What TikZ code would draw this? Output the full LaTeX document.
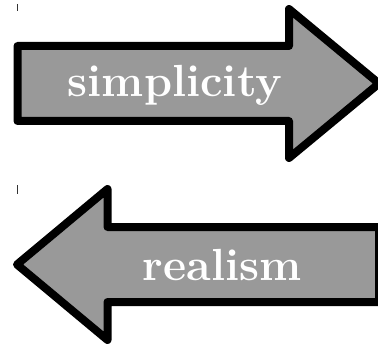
\documentclass[tikz,border=0pt]{standalone}
\usepackage{fontspec}
\begin{document}
\begin{tikzpicture}[x=1pt,y=-1pt,
  arrowshape/.style={draw=black,fill=arrowgray,line width=8pt,line join=round},
  arrowlabel/.style={text=white,font=\fontsize{45}{45}\selectfont\bfseries\addfontfeatures{FakeBold=1.2},inner sep=0pt,anchor=base},
  tickmark/.style={draw=black!80,line width=1pt}]
\definecolor{arrowgray}{RGB}{153,153,153}
\useasboundingbox (0,0) rectangle (378,345);
\begin{scope}
\clip (0,0) rectangle (378,345);
\draw[arrowshape] (17.5,46) -- (289,46) -- (289,9) -- (379,83.5) -- (289,158) -- (289,121) -- (17.5,121) -- cycle;
\draw[arrowshape] (379,227) -- (107.5,227) -- (107.5,189) -- (17,264.5) -- (107.5,340) -- (107.5,302) -- (379,302) -- cycle;
\end{scope}
\node[arrowlabel] (simp) at (175,97) {simplicity};
\node[arrowlabel] (real) at (222,280) {realism};
\coordinate (t1a) at (17.3,4);
\coordinate (t1b) at (17.3,11);
\coordinate (t2a) at (17.3,185);
\coordinate (t2b) at (17.3,194);
\draw[tickmark] (t1a) -- (t1b);
\draw[tickmark] (t2a) -- (t2b);
\end{tikzpicture}
\end{document}
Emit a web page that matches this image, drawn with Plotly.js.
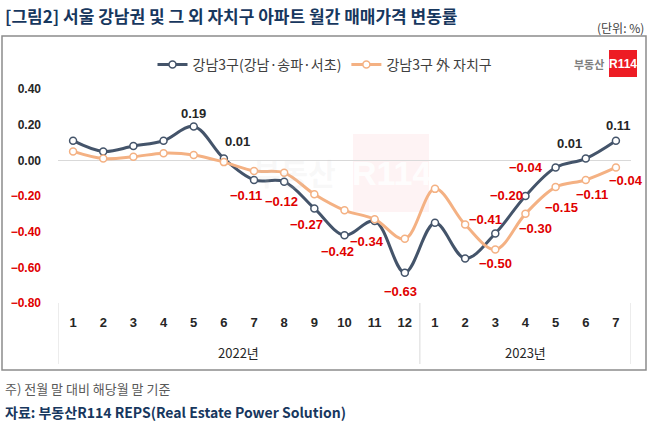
<!DOCTYPE html>
<html><head><meta charset="utf-8">
<script src="https://cdn.plot.ly/plotly-3.0.1.min.js"></script>
<style>html,body{margin:0;padding:0;background:#fff}#chart{width:650px;height:426px}</style>
</head><body><div id="chart"></div>
<script>
// ---- data ----
const years = ['2022년','2022년','2022년','2022년','2022년','2022년','2022년','2022년','2022년','2022년','2022년','2022년',
               '2023년','2023년','2023년','2023년','2023년','2023년','2023년'];
const months = ['1','2','3','4','5','6','7','8','9','10','11','12','1','2','3','4','5','6','7'];
const gangnam3 = [0.11, 0.05, 0.08, 0.11, 0.19, 0.01, -0.11, -0.12, -0.27, -0.42, -0.34, -0.63,
                  -0.35, -0.55, -0.41, -0.20, -0.04, 0.01, 0.11];
const others = [0.05, 0.01, 0.02, 0.04, 0.03, -0.01, -0.06, -0.07, -0.19, -0.28, -0.33, -0.44,
                -0.16, -0.36, -0.50, -0.30, -0.15, -0.11, -0.04];
const seriesNames = ['강남3구(강남·송파·서초)', '강남3구 外 자치구'];
const yTickVals = [0.4, 0.2, 0, -0.2, -0.4, -0.6, -0.8];
const yTickLabels = ['0.40','0.20','0.00','−0.20','−0.40','−0.60','−0.80'];

// ---- label placement (pixel offsets of value labels from their points; style only) ----
const gangnamLabelOffsets = {4:[0,-13], 5:[14,-17], 6:[-8,16], 7:[-3,20], 8:[-8,16], 9:[-7,16], 10:[-8,21],
  11:[-4,19], 14:[-10,-14], 15:[-19,-1], 16:[-30,0], 17:[-16,-15], 18:[3,-15]};
const othersLabelOffsets = {14:[0,14], 15:[10,15], 16:[6,20], 17:[6,15], 18:[10,13]};

// ---- styling ----
const DARK = '#44546a', ORANGE = '#f4b183', RED = '#e00000', INK = '#262626';
const NUMFONT = 'Liberation Sans, Arial, sans-serif';
const KFONT = 'Noto Sans CJK KR, sans-serif';

const fmt = v => (v < 0 ? '−' : '') + Math.abs(v).toFixed(2);
const xIdx = months.map((_, i) => i);

function lineTrace(y, name, color) {
  return {x:xIdx, y, name, type:'scatter', mode:'lines+markers',
    line:{color, width:3, shape:'spline', smoothing:1},
    marker:{symbol:'circle', size:7, color:'#ffffff', line:{color, width:1.5}},
    hoverinfo:'skip'};
}
const traces = [lineTrace(gangnam3, seriesNames[0], DARK), lineTrace(others, seriesNames[1], ORANGE)];

function valueLabels(vals, offsets) {
  return Object.keys(offsets).map(k => {
    const i = +k, v = vals[i];
    return {xref:'x', yref:'y', x:xIdx[i], y:v, text:fmt(v), showarrow:false,
      xanchor:'center', yanchor:'middle', xshift:offsets[k][0], yshift:-offsets[k][1],
      font:{family:NUMFONT, size:13, weight:'bold', color:v < 0 ? RED : INK}};
  });
}

// pixel -> paper helpers (plot area: 58..631 x, 89..303 y)
const L = 58, R = 631, T = 89, B = 303;
const px = v => (v - L) / (R - L);
const py = v => (B - v) / (B - T);

// year groups (from the years array)
const groups = [];
years.forEach((yr, i) => {
  if (!groups.length || groups[groups.length - 1].name !== yr) groups.push({name:yr, first:i, last:i});
  else groups[groups.length - 1].last = i;
});
const dividerPos = [groups[0].first - 0.5].concat(groups.map(g => g.last + 0.5));

const tickText = yTickLabels.map((t, i) => yTickVals[i] < 0
  ? '<span style="color:' + RED + '">' + t + '</span>' : t);

const shapes = [
  {type:'rect', xref:'paper', yref:'paper', x0:px(2), x1:px(646), y0:py(370), y1:py(36),
   line:{color:'#8c8c8c', width:1.5}, fillcolor:'rgba(0,0,0,0)', layer:'below'},
  {type:'rect', xref:'paper', yref:'paper', x0:px(353), x1:px(429), y0:py(212), y1:py(134),
   line:{width:0}, fillcolor:'rgba(237,28,36,0.05)', layer:'below'},
  {type:'rect', xref:'paper', yref:'paper', x0:px(609), x1:px(637), y0:py(77), y1:py(50),
   line:{width:0}, fillcolor:'#ed1c24'}
].concat(dividerPos.map(d => ({type:'line', xref:'x', yref:'paper', x0:d, x1:d, y0:py(303), y1:py(364),
   line:{color:'#d9d9d9', width:1}})));

const annotations = [
  {text:'(단위: %)', xref:'paper', yref:'paper', x:px(646), y:py(28), xanchor:'right', yanchor:'middle',
   showarrow:false, font:{family:KFONT, size:12, color:'#404040'}},
  {text:'부동산', xref:'paper', yref:'paper', x:px(606), y:py(63.5), xanchor:'right', yanchor:'middle',
   showarrow:false, font:{family:KFONT, size:11, weight:'bold', color:'#7f7f7f'}},
  {text:'R114', xref:'paper', yref:'paper', x:px(623), y:py(63.5), xanchor:'center', yanchor:'middle',
   showarrow:false, font:{family:NUMFONT, size:12, weight:'bold', color:'#ffffff'}},
  {text:'R114', xref:'paper', yref:'paper', x:px(391), y:py(173), xanchor:'center', yanchor:'middle',
   showarrow:false, font:{family:NUMFONT, size:34, weight:'bold', color:'rgba(255,255,255,0.9)'}},
  {text:'부동산', xref:'paper', yref:'paper', x:px(294), y:py(172), xanchor:'center', yanchor:'middle',
   showarrow:false, font:{family:KFONT, size:30, weight:'bold', color:'rgba(200,200,200,0.12)'}},
  {text:'주) 전월 말 대비 해당월 말 기준', xref:'paper', yref:'paper', x:px(3), y:py(388), xanchor:'left', yanchor:'middle',
   showarrow:false, font:{family:KFONT, size:13, color:'#595959'}},
  {text:'자료: 부동산R114 REPS(Real Estate Power Solution)', xref:'paper', yref:'paper', x:px(3), y:py(412),
   xanchor:'left', yanchor:'middle', showarrow:false, font:{family:KFONT, size:14, weight:'bold', color:'#17375e'}}
].concat(groups.map(g => ({text:g.name, xref:'x', yref:'paper', x:(g.first + g.last) / 2, y:py(352),
   xanchor:'center', yanchor:'middle', showarrow:false, font:{family:KFONT, size:13, color:INK}})))
 .concat(valueLabels(gangnam3, gangnamLabelOffsets))
 .concat(valueLabels(others, othersLabelOffsets));

const layout = {
  width:650, height:426,
  margin:{l:L, r:650-R, t:T, b:426-B, pad:0, autoexpand:false},
  paper_bgcolor:'#ffffff', plot_bgcolor:'#ffffff',
  showlegend:true,
  title:{text:'[그림2] 서울 강남권 및 그 외 자치구 아파트 월간 매매가격 변동률',
    font:{family:KFONT, size:17, weight:'bold', color:'#17375e'},
    x:5/650, xanchor:'left', xref:'container', y:1-17/426, yanchor:'middle', yref:'container'},
  legend:{orientation:'h', xref:'container', yref:'container', x:0.5, xanchor:'center',
    y:1-65/426, yanchor:'middle', font:{family:KFONT, size:14, color:'#404040'},
    bgcolor:'rgba(0,0,0,0)', traceorder:'normal'},
  xaxis:{type:'linear', range:[-0.5, months.length - 0.5], tickvals:xIdx, ticktext:months,
    showgrid:false, showline:false, zeroline:false, ticks:'', ticklabelstandoff:10,
    tickfont:{family:NUMFONT, size:13, weight:'bold', color:INK}},
  yaxis:{range:[-0.8, 0.4], tickvals:yTickVals, ticktext:tickText, showgrid:false,
    zeroline:true, zerolinecolor:'#d9d9d9', zerolinewidth:1, showline:false, ticks:'',
    ticklabelstandoff:16, tickfont:{family:NUMFONT, size:12, weight:'bold', color:INK}},
  shapes, annotations
};

Plotly.newPlot('chart', traces, layout, {staticPlot:true, displayModeBar:false});
</script>
</body></html>
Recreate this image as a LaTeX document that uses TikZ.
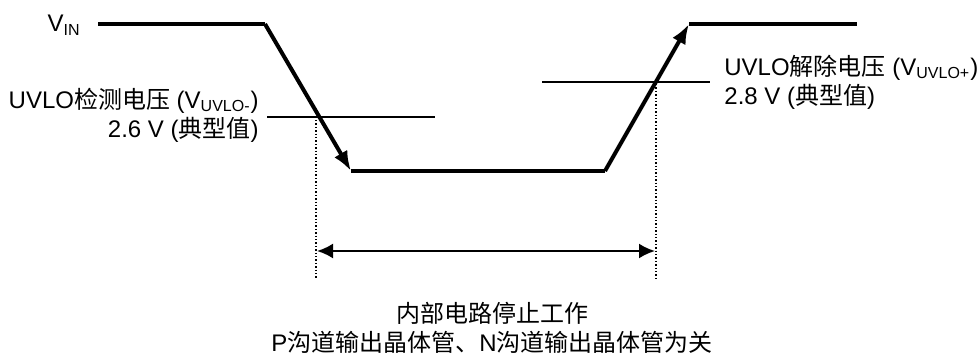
\documentclass[tikz,border=0pt]{standalone}
\usepackage{fontspec}
\setmainfont{Liberation Sans}
\newfontfamily\cjk{Noto Sans CJK SC}
\usetikzlibrary{arrows.meta}

\begin{document}
\begin{tikzpicture}[x=0.5pt,y=-0.5pt,
	wave/.style={line width=2pt,line join=miter},
	edge/.style={wave,-{Latex[length=10pt,width=7.5pt]}},
	level/.style={line width=0.6pt},
	mark line/.style={line width=0.7pt,densely dotted},
	span/.style={line width=1.1pt,{Latex[length=8pt,width=7.5pt]}-{Latex[length=8pt,width=7.5pt]}},
	lbl/.style={inner sep=0pt,font=\fontsize{12}{14.5}\selectfont}]
	\useasboundingbox (0,0) rectangle (980,358);
	% waveform
	\coordinate (A) at (98,24);
	\coordinate (B) at (265,24);
	\coordinate (C) at (351,171);
	\coordinate (D) at (605,171);
	\coordinate (E) at (689,24);
	\coordinate (F) at (857,24);
	\node[lbl,anchor=east] (vin) at (81,25) {V\textsubscript{IN}};
	\draw[wave] (A)--(B);
	\draw[edge] (B)--(C);
	\draw[wave] (C)--(D);
	\draw[edge] (D)--(E);
	\draw[wave] (E)--(F);
	% thresholds
	\coordinate (L1) at (267,117);
	\coordinate (L2) at (435,117);
	\coordinate (R1) at (542,82);
	\coordinate (R2) at (710,82);
	\draw[level] (L1)--(L2);
	\draw[level] (R1)--(R2);
	\node[lbl,anchor=east,align=right] (det) at (259,115) {UVLO{\cjk 检测电压} (V\textsubscript{UVLO-})\\2.6 V ({\cjk 典型值})};
	\node[lbl,anchor=west,align=left] (rel) at (724,82) {UVLO{\cjk 解除电压} (V\textsubscript{UVLO+})\\2.8 V ({\cjk 典型值})};
	% stop interval
	\coordinate (P1) at (316,120);
	\coordinate (P2) at (316,279);
	\coordinate (Q1) at (656,84);
	\coordinate (Q2) at (656,279);
	\draw[mark line] (P1)--(P2);
	\draw[mark line] (Q1)--(Q2);
	\coordinate (G) at (317,251);
	\coordinate (H) at (655,251);
	\draw[span] (G)--(H);
	\node[lbl,align=center] (stop) at (492,328) {{\cjk 内部电路停止工作}\\P{\cjk 沟道输出晶体管、}N{\cjk 沟道输出晶体管为关}};
\end{tikzpicture}
\end{document}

=====

Count the lines that include the word "this" and state the result as a bare number.

3